Strike Three -- More Useless Tidbits
• Back to that Royals-Indians classic. The Indians scored 19 runs in that game -- even though their starting No. 3 and No. 4 hitters, Shin-Soo Choo and Carlos Santana, drove in NONE of them. Last time that happened, according to Elias: How 'bout 1994, when the Dodgers (with Delino DeShields and Mike Piazza) did it on April 17, and the Reds (with Reggie Sanders and Kevin Mitchell) did it 11 days later -- both against the Pirates.
• The Indians scored 19 runs for their starting pitcher, Josh Tomlin, just in the first five innings Monday night. The Giants have scored only 15 for Madison Bumgarner all season -- in eight starts. And the Pirates have scored 14 for Paul Maholm -- in nine starts.
• Speaking of run support, Monday marked the first time Cliff Lee had thrown a pitch after his team had scored a run in over a month -- since April 14. The only two starts in between in which the Phillies technically scored for him, they did it in innings where they pinch-hit for him. So in between runs, he pitched 34 consecutive innings, faced 147 hitters and threw 530 pitches with nothing but zeroes on the scoreboard. Uh, is this what he signed up for?
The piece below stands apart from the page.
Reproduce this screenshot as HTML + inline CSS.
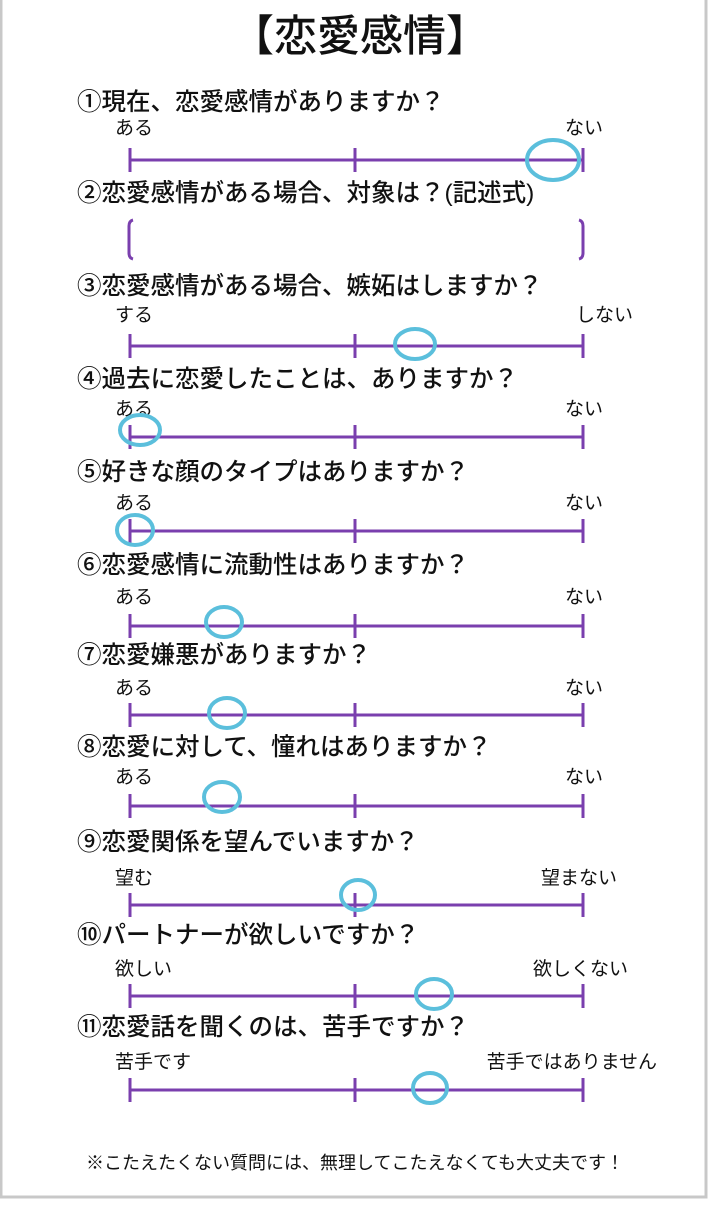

• The Yankees have lost six games in a row for the first time since 2007. In between those streaks, the other four AL East teams lost at least six in a row 22 times -- or 23, if you count a 13-gamer by the Orioles in 2009 as doing it twice.
• Meanwhile, the Twins have lost nine in a row for the first time since 1998. In between their streaks, the Royals have lost at least nine in a row nine times -- or 10, if you count their 19-game cliff dive in 2005 twice.
• Finally, as loyal reader (and editor) Marty Bernoski reports, Aroldis Chapman headed for the disabled list just in time. Over his last three outings, he managed to allow eight runs -- and get one out. Hard to do, friends!